INPUT FOR THIS TASK:
···
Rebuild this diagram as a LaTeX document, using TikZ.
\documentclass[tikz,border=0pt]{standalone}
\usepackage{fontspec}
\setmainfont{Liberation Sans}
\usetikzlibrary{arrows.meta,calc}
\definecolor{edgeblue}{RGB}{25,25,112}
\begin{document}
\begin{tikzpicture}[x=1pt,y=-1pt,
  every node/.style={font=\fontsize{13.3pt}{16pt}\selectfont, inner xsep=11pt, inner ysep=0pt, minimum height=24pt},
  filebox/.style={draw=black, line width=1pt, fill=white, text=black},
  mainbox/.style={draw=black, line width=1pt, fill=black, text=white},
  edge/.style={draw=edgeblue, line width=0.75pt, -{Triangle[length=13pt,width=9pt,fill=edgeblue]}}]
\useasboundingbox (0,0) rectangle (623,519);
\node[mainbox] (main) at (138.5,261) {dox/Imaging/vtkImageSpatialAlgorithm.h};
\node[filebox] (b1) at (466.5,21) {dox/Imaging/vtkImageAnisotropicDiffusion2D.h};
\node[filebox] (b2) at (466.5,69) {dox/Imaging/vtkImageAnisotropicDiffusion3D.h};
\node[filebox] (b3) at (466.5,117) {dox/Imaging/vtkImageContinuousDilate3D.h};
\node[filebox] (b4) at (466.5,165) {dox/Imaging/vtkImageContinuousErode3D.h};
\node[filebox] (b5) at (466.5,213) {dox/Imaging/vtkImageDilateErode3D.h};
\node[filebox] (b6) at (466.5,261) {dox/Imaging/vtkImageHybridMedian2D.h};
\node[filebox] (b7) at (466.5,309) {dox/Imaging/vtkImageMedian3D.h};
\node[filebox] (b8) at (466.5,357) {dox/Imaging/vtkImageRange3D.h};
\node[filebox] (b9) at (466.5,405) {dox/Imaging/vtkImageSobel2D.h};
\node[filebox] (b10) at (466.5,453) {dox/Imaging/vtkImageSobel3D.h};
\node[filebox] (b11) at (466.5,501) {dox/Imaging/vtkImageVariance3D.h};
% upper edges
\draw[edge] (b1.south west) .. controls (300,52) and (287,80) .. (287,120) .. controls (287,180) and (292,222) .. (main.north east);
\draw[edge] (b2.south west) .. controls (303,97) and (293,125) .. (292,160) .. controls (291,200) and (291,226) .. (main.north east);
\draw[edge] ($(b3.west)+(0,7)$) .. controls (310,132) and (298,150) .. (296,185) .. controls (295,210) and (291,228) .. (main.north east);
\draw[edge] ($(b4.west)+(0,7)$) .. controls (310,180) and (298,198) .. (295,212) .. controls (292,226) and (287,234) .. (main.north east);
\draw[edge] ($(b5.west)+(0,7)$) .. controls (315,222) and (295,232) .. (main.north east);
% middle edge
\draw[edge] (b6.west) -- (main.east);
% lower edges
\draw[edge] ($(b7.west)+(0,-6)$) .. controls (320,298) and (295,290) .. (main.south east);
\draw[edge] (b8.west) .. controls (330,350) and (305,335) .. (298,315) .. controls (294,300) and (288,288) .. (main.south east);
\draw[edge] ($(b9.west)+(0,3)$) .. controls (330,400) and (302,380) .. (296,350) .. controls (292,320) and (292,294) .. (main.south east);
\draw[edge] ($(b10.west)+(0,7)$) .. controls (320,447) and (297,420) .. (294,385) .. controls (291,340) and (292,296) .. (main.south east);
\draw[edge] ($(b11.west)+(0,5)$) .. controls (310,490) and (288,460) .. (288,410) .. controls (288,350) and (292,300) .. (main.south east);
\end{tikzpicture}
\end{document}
···
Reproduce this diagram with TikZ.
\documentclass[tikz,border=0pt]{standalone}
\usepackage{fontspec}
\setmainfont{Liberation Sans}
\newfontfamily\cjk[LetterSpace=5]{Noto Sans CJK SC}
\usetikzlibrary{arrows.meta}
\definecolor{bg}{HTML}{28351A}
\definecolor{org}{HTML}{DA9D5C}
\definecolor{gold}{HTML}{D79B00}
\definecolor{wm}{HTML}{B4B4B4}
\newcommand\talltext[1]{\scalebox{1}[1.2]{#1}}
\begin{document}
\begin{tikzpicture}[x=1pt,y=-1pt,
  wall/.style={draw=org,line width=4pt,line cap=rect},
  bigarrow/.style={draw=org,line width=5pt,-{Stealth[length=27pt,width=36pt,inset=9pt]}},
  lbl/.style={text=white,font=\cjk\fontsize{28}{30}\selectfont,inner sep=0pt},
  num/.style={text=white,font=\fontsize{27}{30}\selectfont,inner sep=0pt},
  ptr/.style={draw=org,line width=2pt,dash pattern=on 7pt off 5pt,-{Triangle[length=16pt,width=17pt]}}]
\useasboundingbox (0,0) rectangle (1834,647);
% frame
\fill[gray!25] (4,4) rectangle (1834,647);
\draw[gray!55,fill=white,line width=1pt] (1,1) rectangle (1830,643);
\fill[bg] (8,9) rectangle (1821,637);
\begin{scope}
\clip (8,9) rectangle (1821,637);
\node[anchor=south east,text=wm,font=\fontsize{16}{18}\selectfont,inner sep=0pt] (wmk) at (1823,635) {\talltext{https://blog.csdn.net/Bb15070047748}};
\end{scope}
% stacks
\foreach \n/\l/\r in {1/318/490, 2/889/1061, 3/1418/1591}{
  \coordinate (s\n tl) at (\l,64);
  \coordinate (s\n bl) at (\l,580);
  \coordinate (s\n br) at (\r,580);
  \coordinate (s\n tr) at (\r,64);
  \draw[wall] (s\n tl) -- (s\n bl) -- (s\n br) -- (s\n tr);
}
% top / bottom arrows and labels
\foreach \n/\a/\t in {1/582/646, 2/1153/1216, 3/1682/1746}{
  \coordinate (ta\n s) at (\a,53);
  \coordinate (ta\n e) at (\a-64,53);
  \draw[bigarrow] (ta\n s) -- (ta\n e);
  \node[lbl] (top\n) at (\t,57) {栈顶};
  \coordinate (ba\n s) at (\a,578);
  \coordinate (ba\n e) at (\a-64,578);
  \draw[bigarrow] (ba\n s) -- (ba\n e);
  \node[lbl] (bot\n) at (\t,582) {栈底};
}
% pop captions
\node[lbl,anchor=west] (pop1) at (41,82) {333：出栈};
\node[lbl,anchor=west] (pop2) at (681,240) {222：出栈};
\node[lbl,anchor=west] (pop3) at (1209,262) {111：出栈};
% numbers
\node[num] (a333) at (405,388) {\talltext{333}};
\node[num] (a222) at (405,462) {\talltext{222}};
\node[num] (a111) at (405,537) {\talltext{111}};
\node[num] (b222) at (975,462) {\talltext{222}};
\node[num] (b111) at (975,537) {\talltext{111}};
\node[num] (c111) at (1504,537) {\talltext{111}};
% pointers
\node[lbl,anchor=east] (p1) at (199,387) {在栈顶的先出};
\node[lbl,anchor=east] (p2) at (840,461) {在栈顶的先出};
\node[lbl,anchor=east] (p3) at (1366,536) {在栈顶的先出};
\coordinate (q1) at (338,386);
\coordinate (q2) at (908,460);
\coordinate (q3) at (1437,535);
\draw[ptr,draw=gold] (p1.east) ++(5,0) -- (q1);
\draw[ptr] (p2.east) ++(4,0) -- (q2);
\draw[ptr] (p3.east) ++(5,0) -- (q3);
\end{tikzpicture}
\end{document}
···
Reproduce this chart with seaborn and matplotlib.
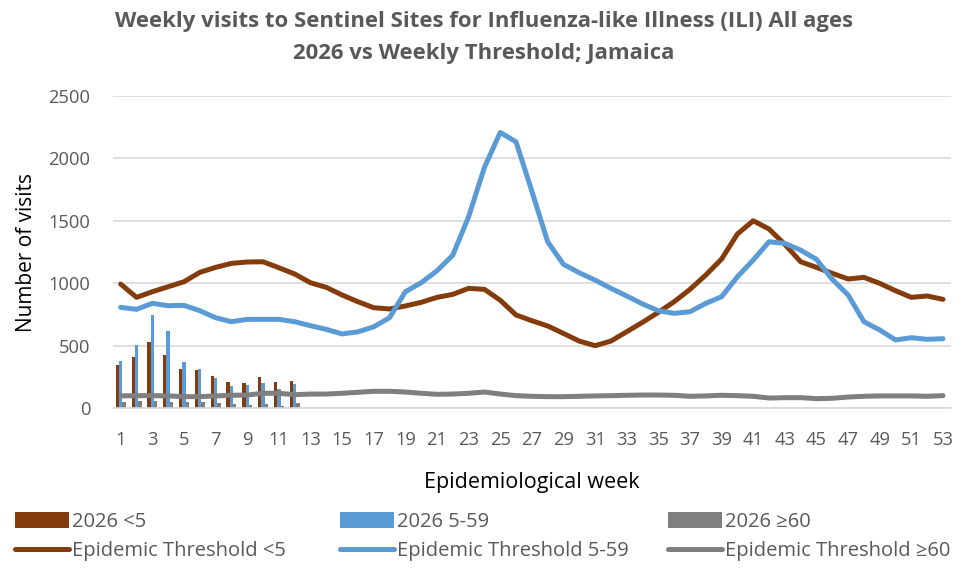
···
Wherever a line in the data above holds "with", copy that line.

COMPLETED EXERCISE:
Reproduce this diagram with TikZ.
Reproduce this chart with seaborn and matplotlib.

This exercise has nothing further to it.